Charts and diagrams as code:
— begin —
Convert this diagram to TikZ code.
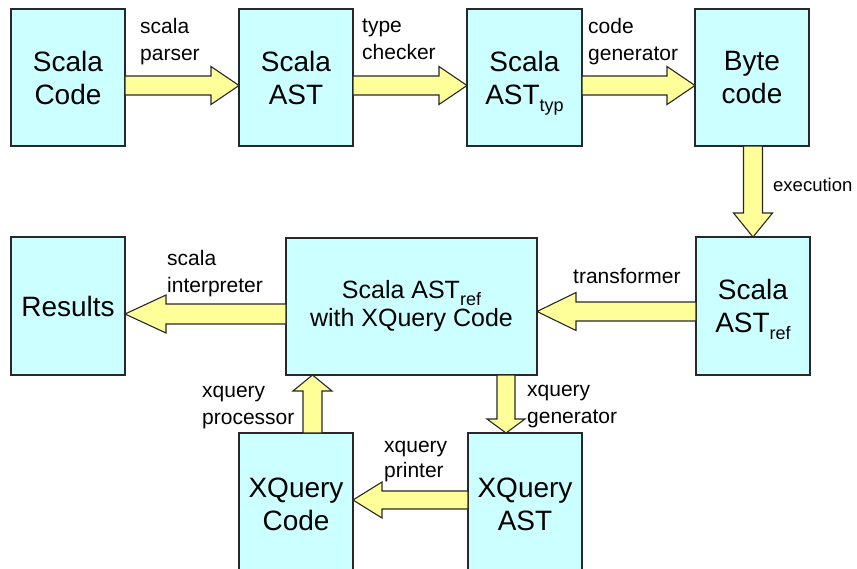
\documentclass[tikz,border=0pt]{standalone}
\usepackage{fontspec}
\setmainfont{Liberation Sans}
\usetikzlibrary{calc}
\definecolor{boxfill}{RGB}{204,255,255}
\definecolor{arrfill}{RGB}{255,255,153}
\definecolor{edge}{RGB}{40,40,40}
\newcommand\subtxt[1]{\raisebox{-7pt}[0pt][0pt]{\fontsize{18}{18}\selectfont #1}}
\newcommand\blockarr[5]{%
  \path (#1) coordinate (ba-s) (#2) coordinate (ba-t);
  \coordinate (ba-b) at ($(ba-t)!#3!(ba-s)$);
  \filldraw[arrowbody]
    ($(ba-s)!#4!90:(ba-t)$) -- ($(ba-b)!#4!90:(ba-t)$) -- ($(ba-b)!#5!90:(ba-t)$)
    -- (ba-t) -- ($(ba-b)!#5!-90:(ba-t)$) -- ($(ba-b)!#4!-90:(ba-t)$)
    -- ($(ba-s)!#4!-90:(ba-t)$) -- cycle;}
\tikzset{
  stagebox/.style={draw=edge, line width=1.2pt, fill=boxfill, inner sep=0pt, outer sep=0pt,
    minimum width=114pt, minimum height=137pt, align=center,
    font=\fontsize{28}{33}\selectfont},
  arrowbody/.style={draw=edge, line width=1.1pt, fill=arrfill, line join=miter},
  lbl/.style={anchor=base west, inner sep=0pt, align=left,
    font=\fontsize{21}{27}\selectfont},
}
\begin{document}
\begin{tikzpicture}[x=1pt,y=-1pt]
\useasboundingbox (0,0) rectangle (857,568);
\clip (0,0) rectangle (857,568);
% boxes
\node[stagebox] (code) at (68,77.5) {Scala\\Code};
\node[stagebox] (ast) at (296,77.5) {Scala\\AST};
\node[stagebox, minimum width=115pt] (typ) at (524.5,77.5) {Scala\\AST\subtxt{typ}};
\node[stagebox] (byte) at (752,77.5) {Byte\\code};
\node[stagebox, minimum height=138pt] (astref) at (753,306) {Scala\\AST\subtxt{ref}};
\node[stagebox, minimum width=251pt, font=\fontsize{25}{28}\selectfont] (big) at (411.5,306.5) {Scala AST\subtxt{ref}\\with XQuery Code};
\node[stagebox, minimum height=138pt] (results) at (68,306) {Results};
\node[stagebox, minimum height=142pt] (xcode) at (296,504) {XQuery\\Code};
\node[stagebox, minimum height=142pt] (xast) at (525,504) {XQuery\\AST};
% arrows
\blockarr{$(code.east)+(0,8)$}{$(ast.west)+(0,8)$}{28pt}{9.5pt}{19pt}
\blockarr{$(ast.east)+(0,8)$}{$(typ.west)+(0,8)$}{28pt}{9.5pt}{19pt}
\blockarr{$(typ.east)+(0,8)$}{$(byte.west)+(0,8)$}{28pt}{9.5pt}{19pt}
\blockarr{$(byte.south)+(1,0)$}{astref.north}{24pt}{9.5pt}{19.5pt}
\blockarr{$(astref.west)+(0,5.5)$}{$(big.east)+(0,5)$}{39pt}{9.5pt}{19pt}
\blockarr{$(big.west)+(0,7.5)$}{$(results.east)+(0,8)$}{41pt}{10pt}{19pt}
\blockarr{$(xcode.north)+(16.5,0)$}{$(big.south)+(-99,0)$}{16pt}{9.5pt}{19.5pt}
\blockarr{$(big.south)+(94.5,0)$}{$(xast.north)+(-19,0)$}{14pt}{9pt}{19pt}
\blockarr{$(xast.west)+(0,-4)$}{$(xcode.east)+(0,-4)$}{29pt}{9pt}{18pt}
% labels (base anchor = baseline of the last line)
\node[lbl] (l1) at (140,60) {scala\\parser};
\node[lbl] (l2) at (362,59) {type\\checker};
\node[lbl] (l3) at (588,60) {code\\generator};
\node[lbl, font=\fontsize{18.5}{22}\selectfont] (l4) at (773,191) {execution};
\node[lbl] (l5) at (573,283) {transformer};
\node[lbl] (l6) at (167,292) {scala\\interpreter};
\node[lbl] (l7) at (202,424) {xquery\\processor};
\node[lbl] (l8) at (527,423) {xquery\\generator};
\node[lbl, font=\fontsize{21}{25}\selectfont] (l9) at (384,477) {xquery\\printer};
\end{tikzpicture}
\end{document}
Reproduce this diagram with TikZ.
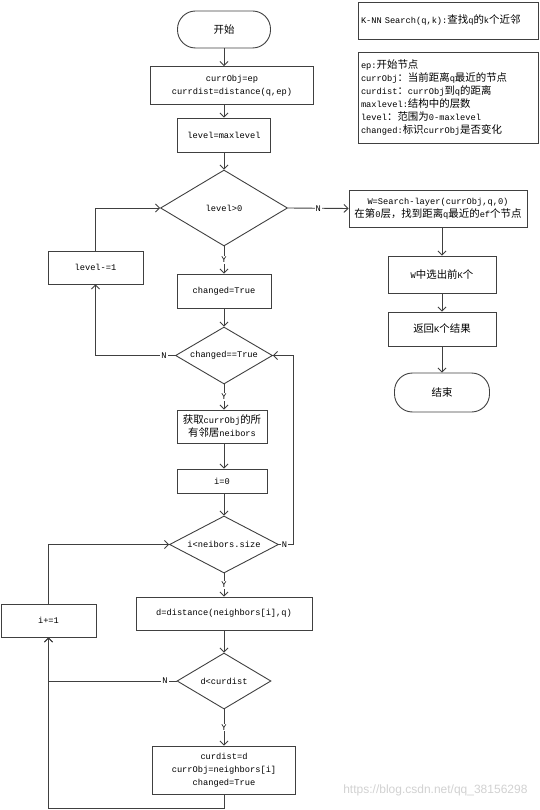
— end —
Leaving all pictures aside, quote each record exactly.

Convert this diagram to TikZ code.
\documentclass[tikz,border=0pt]{standalone}
\usepackage{fontspec}
\setmainfont{Liberation Sans}
\usetikzlibrary{calc}
\definecolor{boxfill}{RGB}{204,255,255}
\definecolor{arrfill}{RGB}{255,255,153}
\definecolor{edge}{RGB}{40,40,40}
\newcommand\subtxt[1]{\raisebox{-7pt}[0pt][0pt]{\fontsize{18}{18}\selectfont #1}}
\newcommand\blockarr[5]{%
  \path (#1) coordinate (ba-s) (#2) coordinate (ba-t);
  \coordinate (ba-b) at ($(ba-t)!#3!(ba-s)$);
  \filldraw[arrowbody]
    ($(ba-s)!#4!90:(ba-t)$) -- ($(ba-b)!#4!90:(ba-t)$) -- ($(ba-b)!#5!90:(ba-t)$)
    -- (ba-t) -- ($(ba-b)!#5!-90:(ba-t)$) -- ($(ba-b)!#4!-90:(ba-t)$)
    -- ($(ba-s)!#4!-90:(ba-t)$) -- cycle;}
\tikzset{
  stagebox/.style={draw=edge, line width=1.2pt, fill=boxfill, inner sep=0pt, outer sep=0pt,
    minimum width=114pt, minimum height=137pt, align=center,
    font=\fontsize{28}{33}\selectfont},
  arrowbody/.style={draw=edge, line width=1.1pt, fill=arrfill, line join=miter},
  lbl/.style={anchor=base west, inner sep=0pt, align=left,
    font=\fontsize{21}{27}\selectfont},
}
\begin{document}
\begin{tikzpicture}[x=1pt,y=-1pt]
\useasboundingbox (0,0) rectangle (857,568);
\clip (0,0) rectangle (857,568);
% boxes
\node[stagebox] (code) at (68,77.5) {Scala\\Code};
\node[stagebox] (ast) at (296,77.5) {Scala\\AST};
\node[stagebox, minimum width=115pt] (typ) at (524.5,77.5) {Scala\\AST\subtxt{typ}};
\node[stagebox] (byte) at (752,77.5) {Byte\\code};
\node[stagebox, minimum height=138pt] (astref) at (753,306) {Scala\\AST\subtxt{ref}};
\node[stagebox, minimum width=251pt, font=\fontsize{25}{28}\selectfont] (big) at (411.5,306.5) {Scala AST\subtxt{ref}\\with XQuery Code};
\node[stagebox, minimum height=138pt] (results) at (68,306) {Results};
\node[stagebox, minimum height=142pt] (xcode) at (296,504) {XQuery\\Code};
\node[stagebox, minimum height=142pt] (xast) at (525,504) {XQuery\\AST};
% arrows
\blockarr{$(code.east)+(0,8)$}{$(ast.west)+(0,8)$}{28pt}{9.5pt}{19pt}
\blockarr{$(ast.east)+(0,8)$}{$(typ.west)+(0,8)$}{28pt}{9.5pt}{19pt}
\blockarr{$(typ.east)+(0,8)$}{$(byte.west)+(0,8)$}{28pt}{9.5pt}{19pt}
\blockarr{$(byte.south)+(1,0)$}{astref.north}{24pt}{9.5pt}{19.5pt}
\blockarr{$(astref.west)+(0,5.5)$}{$(big.east)+(0,5)$}{39pt}{9.5pt}{19pt}
\blockarr{$(big.west)+(0,7.5)$}{$(results.east)+(0,8)$}{41pt}{10pt}{19pt}
\blockarr{$(xcode.north)+(16.5,0)$}{$(big.south)+(-99,0)$}{16pt}{9.5pt}{19.5pt}
\blockarr{$(big.south)+(94.5,0)$}{$(xast.north)+(-19,0)$}{14pt}{9pt}{19pt}
\blockarr{$(xast.west)+(0,-4)$}{$(xcode.east)+(0,-4)$}{29pt}{9pt}{18pt}
% labels (base anchor = baseline of the last line)
\node[lbl] (l1) at (140,60) {scala\\parser};
\node[lbl] (l2) at (362,59) {type\\checker};
\node[lbl] (l3) at (588,60) {code\\generator};
\node[lbl, font=\fontsize{18.5}{22}\selectfont] (l4) at (773,191) {execution};
\node[lbl] (l5) at (573,283) {transformer};
\node[lbl] (l6) at (167,292) {scala\\interpreter};
\node[lbl] (l7) at (202,424) {xquery\\processor};
\node[lbl] (l8) at (527,423) {xquery\\generator};
\node[lbl, font=\fontsize{21}{25}\selectfont] (l9) at (384,477) {xquery\\printer};
\end{tikzpicture}
\end{document}
Reproduce this diagram with TikZ.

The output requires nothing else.